▶
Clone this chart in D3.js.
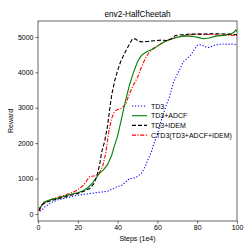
<!DOCTYPE html>
<html><head><meta charset="utf-8">
<script src="https://cdn.jsdelivr.net/npm/d3@7"></script>
<style>body{margin:0;background:#fff}svg{display:block}text{font-family:"Liberation Sans",Arial,sans-serif}</style>
</head><body><svg id="c" width="249" height="249"></svg>
<script>
const title = "env2-HalfCheetah";
const xLabel = "Steps (1e4)";
const yLabel = "Reward";
const xTicks = [0, 20, 40, 60, 80, 100];
const yTicks = [0, 1000, 2000, 3000, 4000, 5000];
const seriesNames = ["TD3", "TD3+ADCF", "TD3+IDEM", "CTD3(TD3+ADCF+IDEM)"];
const td3 = [[1,80],[2,100],[3,180],[5,260],[7,330],[10,400],[13,440],[16,480],[20,530],[24,560],[28,590],[32,620],[35,640],[38,720],[40,780],[42,800],[44,900],[46,1000],[48,1010],[50,1060],[52,1150],[54,1350],[55,1500],[57,1750],[58,1950],[60,2250],[62,2650],[64,3000],[66,3300],[68,3700],[70,3950],[71,4050],[73,4300],[75,4400],[77,4500],[78,4600],[80,4760],[82,4780],[84,4720],[86,4700],[88,4750],[90,4780],[93,4800],[96,4790],[98,4800],[100,4780]];
const adcf = [[1,150],[2,260],[3,330],[5,380],[7,410],[10,450],[13,500],[16,550],[20,600],[23,660],[25,740],[27,850],[29,1000],[31,1150],[33,1250],[35,1400],[37,1650],[38,1850],[40,2200],[42,2700],[44,3200],[46,3650],[48,4000],[50,4300],[52,4480],[54,4560],[56,4620],[58,4660],[60,4740],[63,4850],[66,4920],[70,4990],[74,5030],[78,5010],[81,4980],[83,4950],[86,4970],[90,5030],[94,5050],[97,5080],[98.5,5130],[99.3,5190],[100,5150]];
const idem = [[0.5,100],[1,180],[2,260],[4,330],[7,380],[10,430],[13,470],[16,520],[20,580],[23,640],[26,720],[28,850],[29.5,1050],[31,1400],[32,1750],[33.5,2050],[35,2500],[36,2950],[37,3350],[38.5,3750],[40,4050],[41.5,4300],[43,4480],[44.5,4650],[46,4800],[47.5,4950],[49,4940],[50.5,4880],[52,4860],[55,4870],[58,4890],[62,4910],[65,4900],[67,4950],[69,5040],[72,5060],[76,5080],[80,5080],[84,5080],[88,5090],[92,5090],[96,5080],[100,5060]];
const ctd3 = [[0.5,80],[1,120],[2,250],[4,340],[6,400],[10,470],[14,540],[18,620],[21,720],[23,820],[25,980],[26,1060],[28,1070],[29.5,1090],[31,1180],[32.5,1350],[34,1700],[35.5,2300],[37,2700],[38.5,2900],[40,2950],[42,2980],[44,3100],[46,3400],[48,3650],[50,3850],[52,4150],[54,4400],[56,4580],[58,4680],[60,4750],[63,4850],[66,4930],[70,5000],[74,5040],[78,5070],[82,5080],[86,5070],[90,5060],[95,5050],[100,5040]];
const seriesData = [td3, adcf, idem, ctd3];
const colors = ["#0000ff", "#008000", "#000000", "#ff0000"];
const dashes = ["1.2,1.8", null, "4,2", "4,1.5,1.2,1.5"];

const svg = d3.select("#c");
const m = {l: 38, r: 12, t: 21, b: 28};
const W = 249, H = 249;
const x = d3.scaleLinear().domain([0, 100]).range([m.l, W - m.r]);
const y = d3.scaleLinear().domain([-200, 5450]).range([H - m.b, m.t]);

const gx = svg.append("g").attr("transform", `translate(0,${H - m.b})`)
  .call(d3.axisBottom(x).tickValues(xTicks).tickFormat(d3.format("d")).tickSize(2.5).tickPadding(2));
const gy = svg.append("g").attr("transform", `translate(${m.l},0)`)
  .call(d3.axisLeft(y).tickValues(yTicks).tickFormat(d3.format("d")).tickSize(2.5).tickPadding(2));
[gx, gy].forEach(g => {
  g.select(".domain").remove();
  g.selectAll("text").attr("font-size", 7).attr("fill", "#000");
  g.selectAll("line").attr("stroke", "#000").attr("stroke-width", 0.6);
});

svg.append("clipPath").attr("id", "cp").append("rect")
  .attr("x", m.l).attr("y", m.t).attr("width", W - m.l - m.r).attr("height", H - m.t - m.b);

const line = d3.line().x(d => x(d[0])).y(d => y(d[1]));
const order = [0, 3, 1, 2];
order.forEach(i => {
  svg.append("path").datum(seriesData[i]).attr("d", line)
    .attr("fill", "none").attr("stroke", colors[i]).attr("stroke-width", 1.1)
    .attr("stroke-dasharray", dashes[i]).attr("clip-path", "url(#cp)");
});

svg.append("rect").attr("x", m.l).attr("y", m.t).attr("width", W - m.l - m.r).attr("height", H - m.t - m.b)
  .attr("fill", "none").attr("stroke", "#000").attr("stroke-width", 0.6);

svg.append("text").attr("x", (m.l + W - m.r) / 2).attr("y", 17).attr("text-anchor", "middle")
  .attr("font-size", 8.2).text(title);
svg.append("text").attr("x", (m.l + W - m.r) / 2).attr("y", 241).attr("text-anchor", "middle")
  .attr("font-size", 7).text(xLabel);
svg.append("text").attr("transform", `translate(13,${(m.t + H - m.b) / 2}) rotate(-90)`)
  .attr("text-anchor", "middle").attr("font-size", 7).text(yLabel);

const lg = svg.append("g");
seriesNames.forEach((n, i) => {
  const yy = 106 + i * 9.7;
  lg.append("line").attr("x1", 132).attr("x2", 147).attr("y1", yy).attr("y2", yy)
    .attr("stroke", colors[i]).attr("stroke-width", 1.1).attr("stroke-dasharray", dashes[i]);
  lg.append("text").attr("x", 151).attr("y", yy + 2.5).attr("font-size", 7).text(n);
});
</script></body></html>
◀
### Exercise details
Write the lines above out again exactly, without any of their pictures.

### Written response
Clone this chart in D3.js.
<!DOCTYPE html>
<html><head><meta charset="utf-8">
<script src="https://cdn.jsdelivr.net/npm/d3@7"></script>
<style>body{margin:0;background:#fff}svg{display:block}text{font-family:"Liberation Sans",Arial,sans-serif}</style>
</head><body><svg id="c" width="249" height="249"></svg>
<script>
const title = "env2-HalfCheetah";
const xLabel = "Steps (1e4)";
const yLabel = "Reward";
const xTicks = [0, 20, 40, 60, 80, 100];
const yTicks = [0, 1000, 2000, 3000, 4000, 5000];
const seriesNames = ["TD3", "TD3+ADCF", "TD3+IDEM", "CTD3(TD3+ADCF+IDEM)"];
const td3 = [[1,80],[2,100],[3,180],[5,260],[7,330],[10,400],[13,440],[16,480],[20,530],[24,560],[28,590],[32,620],[35,640],[38,720],[40,780],[42,800],[44,900],[46,1000],[48,1010],[50,1060],[52,1150],[54,1350],[55,1500],[57,1750],[58,1950],[60,2250],[62,2650],[64,3000],[66,3300],[68,3700],[70,3950],[71,4050],[73,4300],[75,4400],[77,4500],[78,4600],[80,4760],[82,4780],[84,4720],[86,4700],[88,4750],[90,4780],[93,4800],[96,4790],[98,4800],[100,4780]];
const adcf = [[1,150],[2,260],[3,330],[5,380],[7,410],[10,450],[13,500],[16,550],[20,600],[23,660],[25,740],[27,850],[29,1000],[31,1150],[33,1250],[35,1400],[37,1650],[38,1850],[40,2200],[42,2700],[44,3200],[46,3650],[48,4000],[50,4300],[52,4480],[54,4560],[56,4620],[58,4660],[60,4740],[63,4850],[66,4920],[70,4990],[74,5030],[78,5010],[81,4980],[83,4950],[86,4970],[90,5030],[94,5050],[97,5080],[98.5,5130],[99.3,5190],[100,5150]];
const idem = [[0.5,100],[1,180],[2,260],[4,330],[7,380],[10,430],[13,470],[16,520],[20,580],[23,640],[26,720],[28,850],[29.5,1050],[31,1400],[32,1750],[33.5,2050],[35,2500],[36,2950],[37,3350],[38.5,3750],[40,4050],[41.5,4300],[43,4480],[44.5,4650],[46,4800],[47.5,4950],[49,4940],[50.5,4880],[52,4860],[55,4870],[58,4890],[62,4910],[65,4900],[67,4950],[69,5040],[72,5060],[76,5080],[80,5080],[84,5080],[88,5090],[92,5090],[96,5080],[100,5060]];
const ctd3 = [[0.5,80],[1,120],[2,250],[4,340],[6,400],[10,470],[14,540],[18,620],[21,720],[23,820],[25,980],[26,1060],[28,1070],[29.5,1090],[31,1180],[32.5,1350],[34,1700],[35.5,2300],[37,2700],[38.5,2900],[40,2950],[42,2980],[44,3100],[46,3400],[48,3650],[50,3850],[52,4150],[54,4400],[56,4580],[58,4680],[60,4750],[63,4850],[66,4930],[70,5000],[74,5040],[78,5070],[82,5080],[86,5070],[90,5060],[95,5050],[100,5040]];
const seriesData = [td3, adcf, idem, ctd3];
const colors = ["#0000ff", "#008000", "#000000", "#ff0000"];
const dashes = ["1.2,1.8", null, "4,2", "4,1.5,1.2,1.5"];

const svg = d3.select("#c");
const m = {l: 38, r: 12, t: 21, b: 28};
const W = 249, H = 249;
const x = d3.scaleLinear().domain([0, 100]).range([m.l, W - m.r]);
const y = d3.scaleLinear().domain([-200, 5450]).range([H - m.b, m.t]);

const gx = svg.append("g").attr("transform", `translate(0,${H - m.b})`)
  .call(d3.axisBottom(x).tickValues(xTicks).tickFormat(d3.format("d")).tickSize(2.5).tickPadding(2));
const gy = svg.append("g").attr("transform", `translate(${m.l},0)`)
  .call(d3.axisLeft(y).tickValues(yTicks).tickFormat(d3.format("d")).tickSize(2.5).tickPadding(2));
[gx, gy].forEach(g => {
  g.select(".domain").remove();
  g.selectAll("text").attr("font-size", 7).attr("fill", "#000");
  g.selectAll("line").attr("stroke", "#000").attr("stroke-width", 0.6);
});

svg.append("clipPath").attr("id", "cp").append("rect")
  .attr("x", m.l).attr("y", m.t).attr("width", W - m.l - m.r).attr("height", H - m.t - m.b);

const line = d3.line().x(d => x(d[0])).y(d => y(d[1]));
const order = [0, 3, 1, 2];
order.forEach(i => {
  svg.append("path").datum(seriesData[i]).attr("d", line)
    .attr("fill", "none").attr("stroke", colors[i]).attr("stroke-width", 1.1)
    .attr("stroke-dasharray", dashes[i]).attr("clip-path", "url(#cp)");
});

svg.append("rect").attr("x", m.l).attr("y", m.t).attr("width", W - m.l - m.r).attr("height", H - m.t - m.b)
  .attr("fill", "none").attr("stroke", "#000").attr("stroke-width", 0.6);

svg.append("text").attr("x", (m.l + W - m.r) / 2).attr("y", 17).attr("text-anchor", "middle")
  .attr("font-size", 8.2).text(title);
svg.append("text").attr("x", (m.l + W - m.r) / 2).attr("y", 241).attr("text-anchor", "middle")
  .attr("font-size", 7).text(xLabel);
svg.append("text").attr("transform", `translate(13,${(m.t + H - m.b) / 2}) rotate(-90)`)
  .attr("text-anchor", "middle").attr("font-size", 7).text(yLabel);

const lg = svg.append("g");
seriesNames.forEach((n, i) => {
  const yy = 106 + i * 9.7;
  lg.append("line").attr("x1", 132).attr("x2", 147).attr("y1", yy).attr("y2", yy)
    .attr("stroke", colors[i]).attr("stroke-width", 1.1).attr("stroke-dasharray", dashes[i]);
  lg.append("text").attr("x", 151).attr("y", yy + 2.5).attr("font-size", 7).text(n);
});
</script></body></html>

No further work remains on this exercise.